Dataset excerpt:

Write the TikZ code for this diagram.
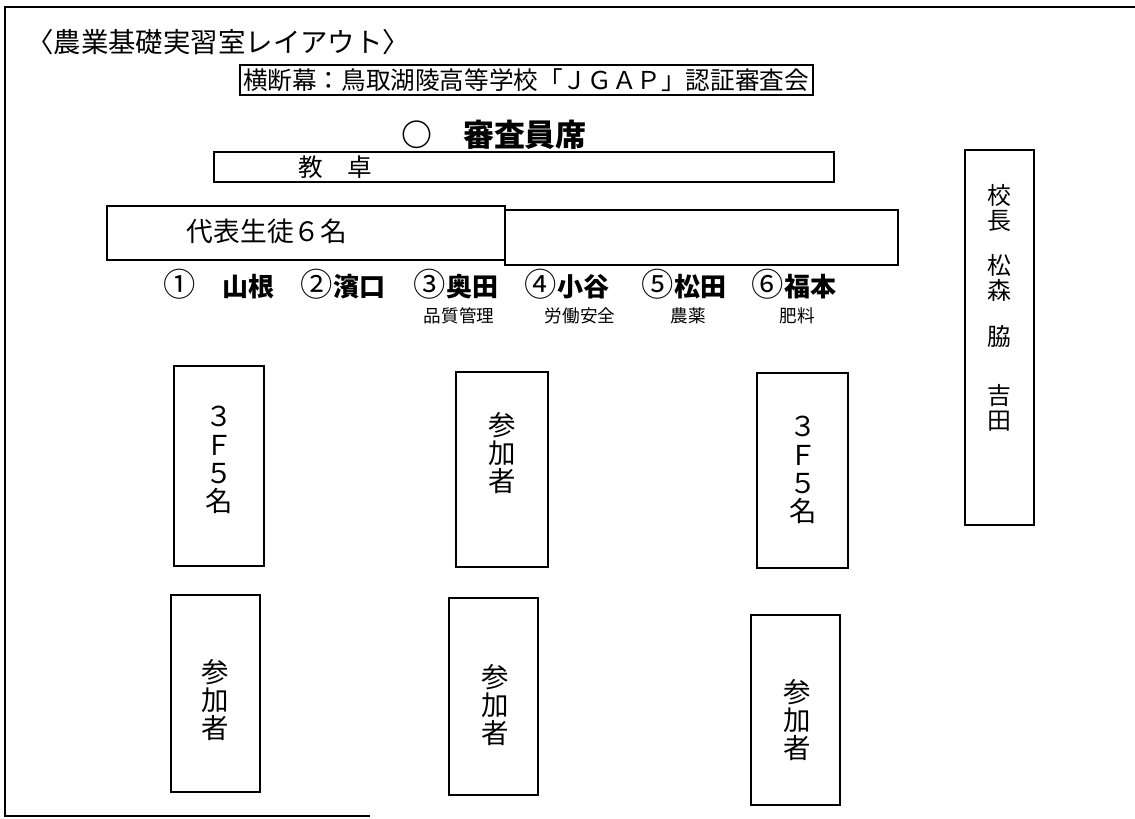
\documentclass[tikz,border=0pt]{standalone}
\usepackage{fontspec}
\setmainfont{Noto Sans CJK JP}
\newcommand{\cnum}[1]{{\mdseries\fontsize{23}{20}\selectfont #1}}
\begin{document}
\begin{tikzpicture}[x=0.025cm,y=-0.025cm,
  seatbox/.style={draw,line width=1pt},
  vtext/.style={align=center,inner sep=0pt,font=\fontsize{19.5}{20}\selectfont},
  person/.style={inner sep=0pt,font=\fontsize{18.5}{20}\selectfont\bfseries},
  role/.style={inner sep=0pt,font=\fontsize{12.5}{14}\selectfont},
  staff/.style={align=center,inner sep=0pt,font=\fontsize{17}{17.5}\selectfont}]
\useasboundingbox (0,0) rectangle (1135,818);

% room frame
\draw[line width=1.2pt] (1135,7) -- (5,7) -- (5,816) -- (370,816);

\node[anchor=west,inner sep=0pt,font=\fontsize{19.5}{20}\selectfont] (title) at (26,42) {〈農業基礎実習室レイアウト〉};

\draw[line width=0.8pt] (240,65) rectangle (813,95);
\node[inner sep=0pt,font=\fontsize{17.5}{20}\selectfont] (banner) at (526,80) {横断幕：鳥取湖陵高等学校「ＪＧＡＰ」認証審査会};

\node[inner sep=0pt,font=\fontsize{22}{24}\selectfont\bfseries] (judges) at (494,135) {○　審査員席};

\draw[seatbox] (214,152) rectangle (834,182);
\node[inner sep=0pt,font=\fontsize{17.5}{18}\selectfont] (desk) at (335,167) {教　卓};

% representatives
\draw[seatbox] (107,206) rectangle (505,260);
\draw[seatbox] (505,210) rectangle (898,265);
\node[inner sep=0pt,font=\fontsize{19}{20}\selectfont] (reps) at (267,231) {代表生徒６名};

\node[person] (n1) at (219,284) {\cnum{①}　山根};
\node[person] (n2) at (343,284) {\cnum{②}濱口};
\node[person] (n3) at (456,284) {\cnum{③}奥田};
\node[person] (n4) at (567,284) {\cnum{④}小谷};
\node[person] (n5) at (684,284) {\cnum{⑤}松田};
\node[person] (n6) at (794,284) {\cnum{⑥}福本};

\node[role] (r3) at (459,316) {品質管理};
\node[role] (r4) at (580,316) {労働安全};
\node[role] (r5) at (688,316) {農薬};
\node[role] (r6) at (797,316) {肥料};

% principal and staff
\draw[seatbox] (965,150) rectangle (1034,525);
\node[staff] (kocho) at (999,208) {校\\長};
\node[staff] (matsumori) at (999,278) {松\\森};
\node[staff] (waki) at (999,336) {脇};
\node[staff] (yoshida) at (999,408) {吉\\田};

% seats
\draw[seatbox] (174,366) rectangle (264,566);
\node[vtext] (a1) at (219,460) {３\\Ｆ\\５\\名};
\draw[seatbox] (456,372) rectangle (548,567);
\node[vtext] (b1) at (502,453) {参\\加\\者};
\draw[seatbox] (757,373) rectangle (848,568);
\node[vtext] (c1) at (803,470) {３\\Ｆ\\５\\名};

\draw[seatbox] (171,595) rectangle (260,792);
\node[vtext] (a2) at (215,700) {参\\加\\者};
\draw[seatbox] (449,598) rectangle (538,795);
\node[vtext] (b2) at (495,705) {参\\加\\者};
\draw[seatbox] (751,615) rectangle (840,805);
\node[vtext] (c2) at (797,720) {参\\加\\者};
\end{tikzpicture}
\end{document}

Exercise brief: Quote the data above in full, leaving out the pictures it holds.

Answer to the problem:
Write the TikZ code for this diagram.
\documentclass[tikz,border=0pt]{standalone}
\usepackage{fontspec}
\setmainfont{Noto Sans CJK JP}
\newcommand{\cnum}[1]{{\mdseries\fontsize{23}{20}\selectfont #1}}
\begin{document}
\begin{tikzpicture}[x=0.025cm,y=-0.025cm,
  seatbox/.style={draw,line width=1pt},
  vtext/.style={align=center,inner sep=0pt,font=\fontsize{19.5}{20}\selectfont},
  person/.style={inner sep=0pt,font=\fontsize{18.5}{20}\selectfont\bfseries},
  role/.style={inner sep=0pt,font=\fontsize{12.5}{14}\selectfont},
  staff/.style={align=center,inner sep=0pt,font=\fontsize{17}{17.5}\selectfont}]
\useasboundingbox (0,0) rectangle (1135,818);

% room frame
\draw[line width=1.2pt] (1135,7) -- (5,7) -- (5,816) -- (370,816);

\node[anchor=west,inner sep=0pt,font=\fontsize{19.5}{20}\selectfont] (title) at (26,42) {〈農業基礎実習室レイアウト〉};

\draw[line width=0.8pt] (240,65) rectangle (813,95);
\node[inner sep=0pt,font=\fontsize{17.5}{20}\selectfont] (banner) at (526,80) {横断幕：鳥取湖陵高等学校「ＪＧＡＰ」認証審査会};

\node[inner sep=0pt,font=\fontsize{22}{24}\selectfont\bfseries] (judges) at (494,135) {○　審査員席};

\draw[seatbox] (214,152) rectangle (834,182);
\node[inner sep=0pt,font=\fontsize{17.5}{18}\selectfont] (desk) at (335,167) {教　卓};

% representatives
\draw[seatbox] (107,206) rectangle (505,260);
\draw[seatbox] (505,210) rectangle (898,265);
\node[inner sep=0pt,font=\fontsize{19}{20}\selectfont] (reps) at (267,231) {代表生徒６名};

\node[person] (n1) at (219,284) {\cnum{①}　山根};
\node[person] (n2) at (343,284) {\cnum{②}濱口};
\node[person] (n3) at (456,284) {\cnum{③}奥田};
\node[person] (n4) at (567,284) {\cnum{④}小谷};
\node[person] (n5) at (684,284) {\cnum{⑤}松田};
\node[person] (n6) at (794,284) {\cnum{⑥}福本};

\node[role] (r3) at (459,316) {品質管理};
\node[role] (r4) at (580,316) {労働安全};
\node[role] (r5) at (688,316) {農薬};
\node[role] (r6) at (797,316) {肥料};

% principal and staff
\draw[seatbox] (965,150) rectangle (1034,525);
\node[staff] (kocho) at (999,208) {校\\長};
\node[staff] (matsumori) at (999,278) {松\\森};
\node[staff] (waki) at (999,336) {脇};
\node[staff] (yoshida) at (999,408) {吉\\田};

% seats
\draw[seatbox] (174,366) rectangle (264,566);
\node[vtext] (a1) at (219,460) {３\\Ｆ\\５\\名};
\draw[seatbox] (456,372) rectangle (548,567);
\node[vtext] (b1) at (502,453) {参\\加\\者};
\draw[seatbox] (757,373) rectangle (848,568);
\node[vtext] (c1) at (803,470) {３\\Ｆ\\５\\名};

\draw[seatbox] (171,595) rectangle (260,792);
\node[vtext] (a2) at (215,700) {参\\加\\者};
\draw[seatbox] (449,598) rectangle (538,795);
\node[vtext] (b2) at (495,705) {参\\加\\者};
\draw[seatbox] (751,615) rectangle (840,805);
\node[vtext] (c2) at (797,720) {参\\加\\者};
\end{tikzpicture}
\end{document}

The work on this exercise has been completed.